### Exercise task
Would you transcribe the whole listing exactly, minus its pictures?

— START OF Collected material —

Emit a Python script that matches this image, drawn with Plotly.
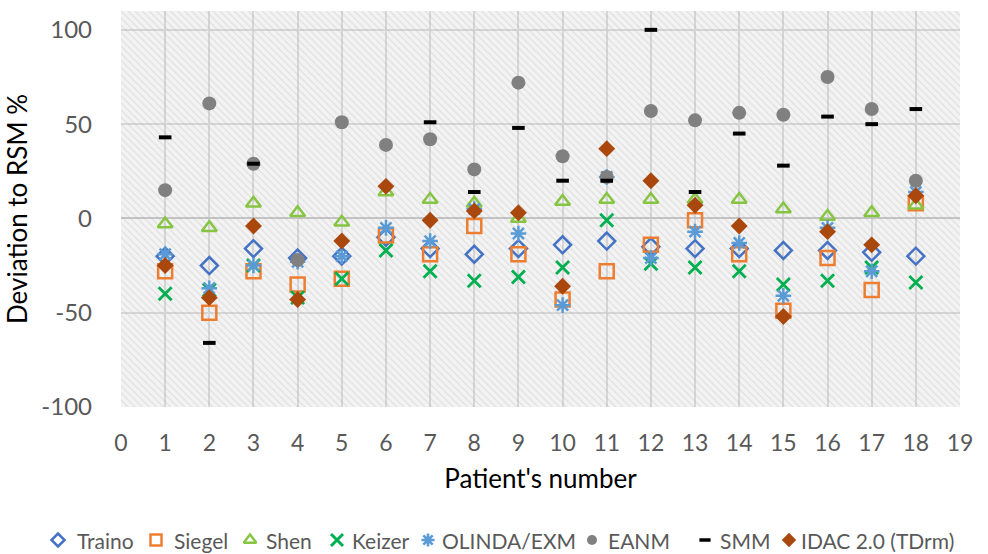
import plotly.graph_objects as go

# Patients 1..18 and the deviation (%) of each dosimetry method from RSM
patients = list(range(1, 19))

traino = [-20, -25, -16, -21, -20, -10, -16, -19, -16, -14, -12, -15, -16, -16, -17, -17, -18, -20]
siegel = [-28, -50, -28, -35, -32, -9, -19, -4, -19, -43, -28, -14, -1, -19, -49, -21, -38, 8]
shen = [-3, -5, 8, 3, -2, 14, 10, 8, 0, 9, 10, 10, 10, 10, 5, 1, 3, 7]
keizer = [-40, -38, -25, -42, -32, -17, -28, -33, -31, -26, -1, -24, -26, -28, -35, -33, -26, -34]
olinda = [-19, -37, -25, -23, -20, -5, -12, 5, -8, -46, 22, -21, -7, -13, -41, -5, -28, 14]
eanm = [15, 61, 29, -22, 51, 39, 42, 26, 72, 33, 22, 57, 52, 56, 55, 75, 58, 20]
smm = [43, -66, 29, None, None, None, 51, 14, 48, 20, 20, 100, 14, 45, 28, 54, 50, 58]
idac = [-25, -42, -4, -43, -12, 17, -1, 4, 3, -36, 37, 20, 7, -4, -52, -7, -14, 12]

series_names = ["Traino", "Siegel", "Shen", "Keizer", "OLINDA/EXM", "EANM", "SMM", "IDAC 2.0 (TDrm)"]

x_ticks = list(range(0, 20))
y_ticks = [-100, -50, 0, 50, 100]
y_tick_text = ["-100", "-50", "0", "50", "100"]
x_range = [0, 19]
y_range = [-100, 110]

# page geometry (pixels)
W, H = 988, 554
TOP = 11
PLOT_L, PLOT_R, PLOT_B = 121, 960, 407
LEGEND_H = 30          # strip at the bottom that holds the key
LEGEND_Y = 14          # key centre line inside that strip
# key symbol centres and label starts along the bottom strip
key_sym_x = [58, 156, 250, 337, 428, 592, 705, 789]
key_txt_x = [75, 172, 264, 350, 440, 606, 718, 799]

FONT = "Lato"
GRAY_TXT = "#595959"
PLOT_BG = "#f3f3f3"

styles = [
    dict(symbol="diamond-open", size=13, color="#4472C4", line=dict(width=2.5, color="#4472C4")),
    dict(symbol="square-open", size=14, color="#ED7D31", line=dict(width=2.5, color="#ED7D31")),
    dict(symbol="triangle-up-open", size=13, color="#86C541", line=dict(width=2.5, color="#86C541")),
    dict(symbol="x-thin", size=13, color="#00B050", line=dict(width=2.8, color="#00B050")),
    dict(symbol="asterisk-open", size=13, color="#5B9BD5", line=dict(width=2.5, color="#5B9BD5")),
    dict(symbol="circle", size=14, color="#808080", line=dict(width=0)),
    dict(symbol="line-ew", size=9, color="#000000", line=dict(width=4, color="#000000")),
    dict(symbol="diamond", size=13, color="#A9470D", line=dict(width=0)),
]
key_styles = [
    dict(symbol="diamond-open", size=10, color="#4472C4", line=dict(width=2.5, color="#4472C4")),
    dict(symbol="square-open", size=11, color="#ED7D31", line=dict(width=2.5, color="#ED7D31")),
    dict(symbol="triangle-up-open", size=11, color="#86C541", line=dict(width=2.4, color="#86C541")),
    dict(symbol="x-thin", size=12, color="#00B050", line=dict(width=3, color="#00B050")),
    dict(symbol="asterisk-open", size=11, color="#5B9BD5", line=dict(width=2.6, color="#5B9BD5")),
    dict(symbol="circle", size=10, color="#808080", line=dict(width=0)),
    dict(symbol="line-ew", size=8, color="#000000", line=dict(width=3.5, color="#000000")),
    dict(symbol="diamond", size=11, color="#A9470D", line=dict(width=0)),
]
values = [traino, siegel, shen, keizer, olinda, eanm, smm, idac]

fig = go.Figure()

# plot-area fill under the gridlines
fig.add_shape(type="rect", xref="x", yref="y", x0=x_range[0], x1=x_range[1],
              y0=y_range[0], y1=y_range[1], fillcolor=PLOT_BG, line=dict(width=0), layer="below")

# diagonal hatching over the plot area
fig.add_trace(go.Scatter(
    x=[x_range[0], x_range[1], x_range[1], x_range[0], x_range[0]],
    y=[y_range[0], y_range[0], y_range[1], y_range[1], y_range[0]],
    mode="lines", line=dict(width=0), fill="toself",
    fillcolor="rgba(0,0,0,0)",
    fillpattern=dict(shape="\\", fgcolor="rgba(170,170,170,0.55)", bgcolor="rgba(0,0,0,0)",
                     size=5, solidity=0.25, fillmode="overlay"),
    showlegend=False, hoverinfo="skip",
))

for name, vals, marker in zip(series_names, values, styles):
    fig.add_trace(go.Scatter(x=patients, y=vals, mode="markers", name=name,
                             marker=marker, hoverinfo="skip", showlegend=False))

# key along the bottom, drawn on its own pixel-scaled strip
for name, sx, tx, marker in zip(series_names, key_sym_x, key_txt_x, key_styles):
    fig.add_trace(go.Scatter(x=[sx], y=[LEGEND_Y], mode="markers", marker=marker,
                             xaxis="x2", yaxis="y2", hoverinfo="skip", showlegend=False))
    fig.add_annotation(x=tx, y=LEGEND_Y, xref="x2", yref="y2", text=name, showarrow=False,
                       xanchor="left", yanchor="middle",
                       font=dict(family=FONT, size=21, color=GRAY_TXT))

inner_h = H - TOP
fig.update_layout(
    width=W, height=H,
    margin=dict(l=0, r=0, t=TOP, b=0, autoexpand=False),
    paper_bgcolor="white",
    plot_bgcolor="rgba(0,0,0,0)",
    font=dict(family=FONT, size=22, color=GRAY_TXT),
    showlegend=False,
    xaxis=dict(domain=[PLOT_L / W, PLOT_R / W], range=x_range, tickvals=x_ticks,
               showgrid=True, gridcolor="#d6d6d6", gridwidth=2,
               zeroline=False, showline=False, ticks="", ticklabelstandoff=20,
               tickfont=dict(family=FONT, size=23, color=GRAY_TXT),
               title=dict(text="Patient's number", font=dict(family=FONT, size=26, color="#000000"),
                          standoff=14)),
    yaxis=dict(domain=[(H - PLOT_B) / inner_h, 1], range=y_range, tickvals=y_ticks, ticktext=y_tick_text,
               showgrid=True, gridcolor="#d6d6d6", gridwidth=2,
               zeroline=True, zerolinecolor="#c4c4c4", zerolinewidth=2, showline=False, ticks="",
               ticklabelstandoff=28,
               tickfont=dict(family=FONT, size=24, color=GRAY_TXT),
               title=dict(text="Deviation to RSM %", font=dict(family=FONT, size=26, color="#000000"),
                          standoff=6)),
    xaxis2=dict(domain=[0, 1], range=[0, W], visible=False, anchor="y2", fixedrange=True,
                showgrid=False, zeroline=False),
    yaxis2=dict(domain=[0, LEGEND_H / inner_h], range=[0, LEGEND_H], visible=False, anchor="x2",
                fixedrange=True, showgrid=False, zeroline=False),
)

fig.write_html("out.html")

— END OF Collected material —

### Response to this exercise
Emit a Python script that matches this image, drawn with Plotly.
import plotly.graph_objects as go

# Patients 1..18 and the deviation (%) of each dosimetry method from RSM
patients = list(range(1, 19))

traino = [-20, -25, -16, -21, -20, -10, -16, -19, -16, -14, -12, -15, -16, -16, -17, -17, -18, -20]
siegel = [-28, -50, -28, -35, -32, -9, -19, -4, -19, -43, -28, -14, -1, -19, -49, -21, -38, 8]
shen = [-3, -5, 8, 3, -2, 14, 10, 8, 0, 9, 10, 10, 10, 10, 5, 1, 3, 7]
keizer = [-40, -38, -25, -42, -32, -17, -28, -33, -31, -26, -1, -24, -26, -28, -35, -33, -26, -34]
olinda = [-19, -37, -25, -23, -20, -5, -12, 5, -8, -46, 22, -21, -7, -13, -41, -5, -28, 14]
eanm = [15, 61, 29, -22, 51, 39, 42, 26, 72, 33, 22, 57, 52, 56, 55, 75, 58, 20]
smm = [43, -66, 29, None, None, None, 51, 14, 48, 20, 20, 100, 14, 45, 28, 54, 50, 58]
idac = [-25, -42, -4, -43, -12, 17, -1, 4, 3, -36, 37, 20, 7, -4, -52, -7, -14, 12]

series_names = ["Traino", "Siegel", "Shen", "Keizer", "OLINDA/EXM", "EANM", "SMM", "IDAC 2.0 (TDrm)"]

x_ticks = list(range(0, 20))
y_ticks = [-100, -50, 0, 50, 100]
y_tick_text = ["-100", "-50", "0", "50", "100"]
x_range = [0, 19]
y_range = [-100, 110]

# page geometry (pixels)
W, H = 988, 554
TOP = 11
PLOT_L, PLOT_R, PLOT_B = 121, 960, 407
LEGEND_H = 30          # strip at the bottom that holds the key
LEGEND_Y = 14          # key centre line inside that strip
# key symbol centres and label starts along the bottom strip
key_sym_x = [58, 156, 250, 337, 428, 592, 705, 789]
key_txt_x = [75, 172, 264, 350, 440, 606, 718, 799]

FONT = "Lato"
GRAY_TXT = "#595959"
PLOT_BG = "#f3f3f3"

styles = [
    dict(symbol="diamond-open", size=13, color="#4472C4", line=dict(width=2.5, color="#4472C4")),
    dict(symbol="square-open", size=14, color="#ED7D31", line=dict(width=2.5, color="#ED7D31")),
    dict(symbol="triangle-up-open", size=13, color="#86C541", line=dict(width=2.5, color="#86C541")),
    dict(symbol="x-thin", size=13, color="#00B050", line=dict(width=2.8, color="#00B050")),
    dict(symbol="asterisk-open", size=13, color="#5B9BD5", line=dict(width=2.5, color="#5B9BD5")),
    dict(symbol="circle", size=14, color="#808080", line=dict(width=0)),
    dict(symbol="line-ew", size=9, color="#000000", line=dict(width=4, color="#000000")),
    dict(symbol="diamond", size=13, color="#A9470D", line=dict(width=0)),
]
key_styles = [
    dict(symbol="diamond-open", size=10, color="#4472C4", line=dict(width=2.5, color="#4472C4")),
    dict(symbol="square-open", size=11, color="#ED7D31", line=dict(width=2.5, color="#ED7D31")),
    dict(symbol="triangle-up-open", size=11, color="#86C541", line=dict(width=2.4, color="#86C541")),
    dict(symbol="x-thin", size=12, color="#00B050", line=dict(width=3, color="#00B050")),
    dict(symbol="asterisk-open", size=11, color="#5B9BD5", line=dict(width=2.6, color="#5B9BD5")),
    dict(symbol="circle", size=10, color="#808080", line=dict(width=0)),
    dict(symbol="line-ew", size=8, color="#000000", line=dict(width=3.5, color="#000000")),
    dict(symbol="diamond", size=11, color="#A9470D", line=dict(width=0)),
]
values = [traino, siegel, shen, keizer, olinda, eanm, smm, idac]

fig = go.Figure()

# plot-area fill under the gridlines
fig.add_shape(type="rect", xref="x", yref="y", x0=x_range[0], x1=x_range[1],
              y0=y_range[0], y1=y_range[1], fillcolor=PLOT_BG, line=dict(width=0), layer="below")

# diagonal hatching over the plot area
fig.add_trace(go.Scatter(
    x=[x_range[0], x_range[1], x_range[1], x_range[0], x_range[0]],
    y=[y_range[0], y_range[0], y_range[1], y_range[1], y_range[0]],
    mode="lines", line=dict(width=0), fill="toself",
    fillcolor="rgba(0,0,0,0)",
    fillpattern=dict(shape="\\", fgcolor="rgba(170,170,170,0.55)", bgcolor="rgba(0,0,0,0)",
                     size=5, solidity=0.25, fillmode="overlay"),
    showlegend=False, hoverinfo="skip",
))

for name, vals, marker in zip(series_names, values, styles):
    fig.add_trace(go.Scatter(x=patients, y=vals, mode="markers", name=name,
                             marker=marker, hoverinfo="skip", showlegend=False))

# key along the bottom, drawn on its own pixel-scaled strip
for name, sx, tx, marker in zip(series_names, key_sym_x, key_txt_x, key_styles):
    fig.add_trace(go.Scatter(x=[sx], y=[LEGEND_Y], mode="markers", marker=marker,
                             xaxis="x2", yaxis="y2", hoverinfo="skip", showlegend=False))
    fig.add_annotation(x=tx, y=LEGEND_Y, xref="x2", yref="y2", text=name, showarrow=False,
                       xanchor="left", yanchor="middle",
                       font=dict(family=FONT, size=21, color=GRAY_TXT))

inner_h = H - TOP
fig.update_layout(
    width=W, height=H,
    margin=dict(l=0, r=0, t=TOP, b=0, autoexpand=False),
    paper_bgcolor="white",
    plot_bgcolor="rgba(0,0,0,0)",
    font=dict(family=FONT, size=22, color=GRAY_TXT),
    showlegend=False,
    xaxis=dict(domain=[PLOT_L / W, PLOT_R / W], range=x_range, tickvals=x_ticks,
               showgrid=True, gridcolor="#d6d6d6", gridwidth=2,
               zeroline=False, showline=False, ticks="", ticklabelstandoff=20,
               tickfont=dict(family=FONT, size=23, color=GRAY_TXT),
               title=dict(text="Patient's number", font=dict(family=FONT, size=26, color="#000000"),
                          standoff=14)),
    yaxis=dict(domain=[(H - PLOT_B) / inner_h, 1], range=y_range, tickvals=y_ticks, ticktext=y_tick_text,
               showgrid=True, gridcolor="#d6d6d6", gridwidth=2,
               zeroline=True, zerolinecolor="#c4c4c4", zerolinewidth=2, showline=False, ticks="",
               ticklabelstandoff=28,
               tickfont=dict(family=FONT, size=24, color=GRAY_TXT),
               title=dict(text="Deviation to RSM %", font=dict(family=FONT, size=26, color="#000000"),
                          standoff=6)),
    xaxis2=dict(domain=[0, 1], range=[0, W], visible=False, anchor="y2", fixedrange=True,
                showgrid=False, zeroline=False),
    yaxis2=dict(domain=[0, LEGEND_H / inner_h], range=[0, LEGEND_H], visible=False, anchor="x2",
                fixedrange=True, showgrid=False, zeroline=False),
)

fig.write_html("out.html")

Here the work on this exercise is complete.